For the St Leger, Grand Prix, and other Category 1 events, the ante post window is shorter — typically a few weeks before the heats begin. The principles are the same: early money gets better odds, later money gets better information, and each round of the competition reshapes the market. The optimal point to bet depends on your confidence in the selection and your tolerance for withdrawal risk.
Category 2 events and regional competitions rarely attract ante post markets from the major online bookmakers. Prices are usually available only on the day of the final or, for larger Category 2 events, a few days before. For these competitions, race-day betting is the standard approach, and the value comes from form analysis rather than early market positioning.
One practical calendar tip: keep a note of the approximate dates of the major events each year. Tracks announce their fixture lists in advance, and the GBGB publishes the calendar of licensed meetings. Knowing that the Derby heats begin in late May, or that the St Leger runs in the autumn, lets you plan your ante post activity and your form study ahead of the competition rather than scrambling to catch up once the market has already moved.
Mark the Calendar
The major events structure the greyhound racing year. Between the Derby in summer, the St Leger in autumn, and the rolling programme of Category 2 and regional events at every licensed track, there’s always a feature competition approaching that rewards preparation and attention.
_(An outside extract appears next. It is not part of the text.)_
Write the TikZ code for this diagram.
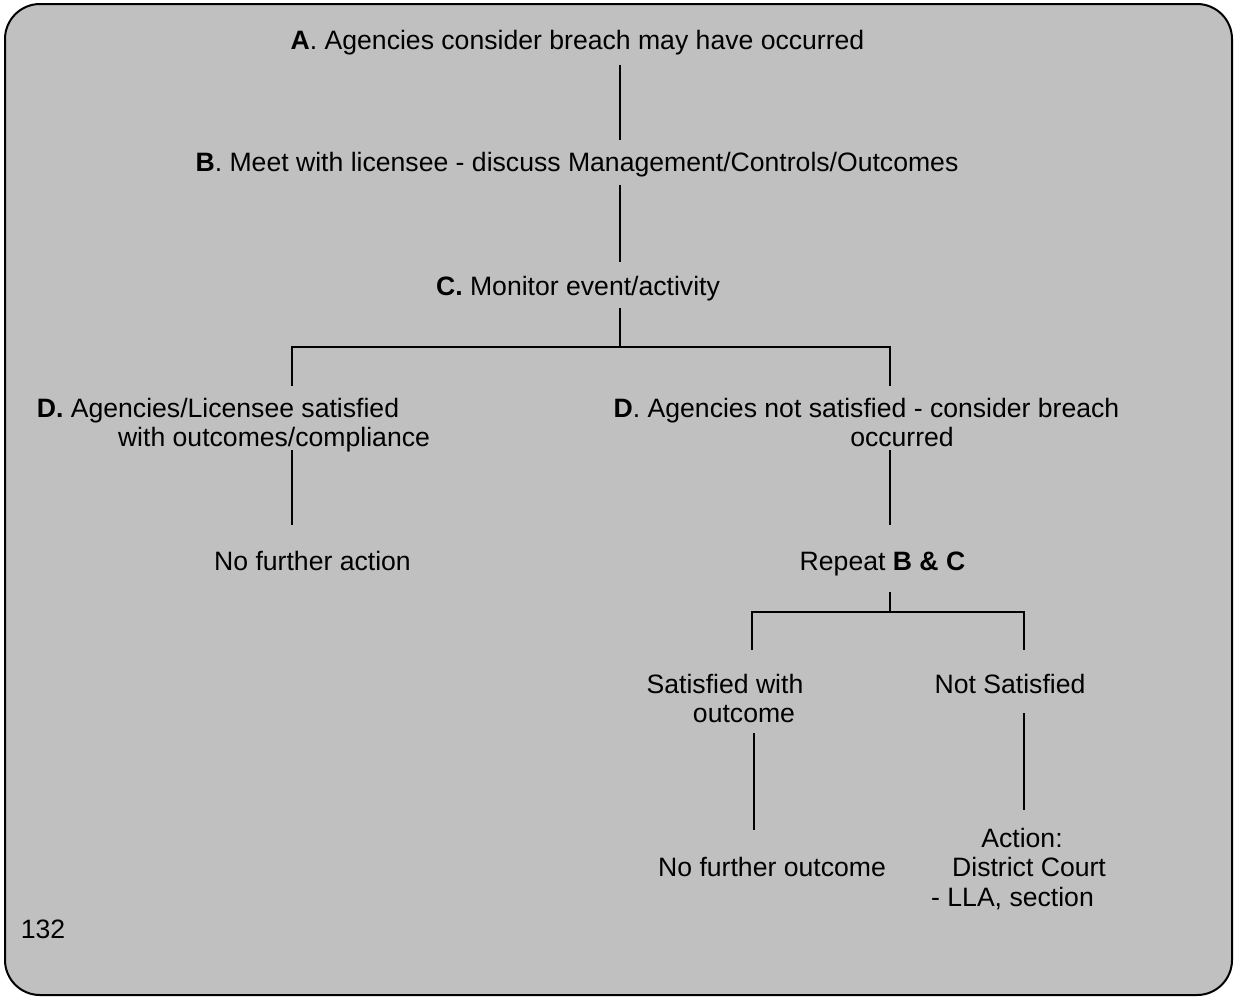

Regular graded racing is the daily routine; the major events are the milestones that test the best dogs and offer the most significant betting opportunities of the year.
Follow the calendar, open your ante post positions early when the value is greatest, and treat each major event as a project — not a single bet, but a structured campaign of analysis that builds from the first heats to the final. That’s how the greyhound calendar pays.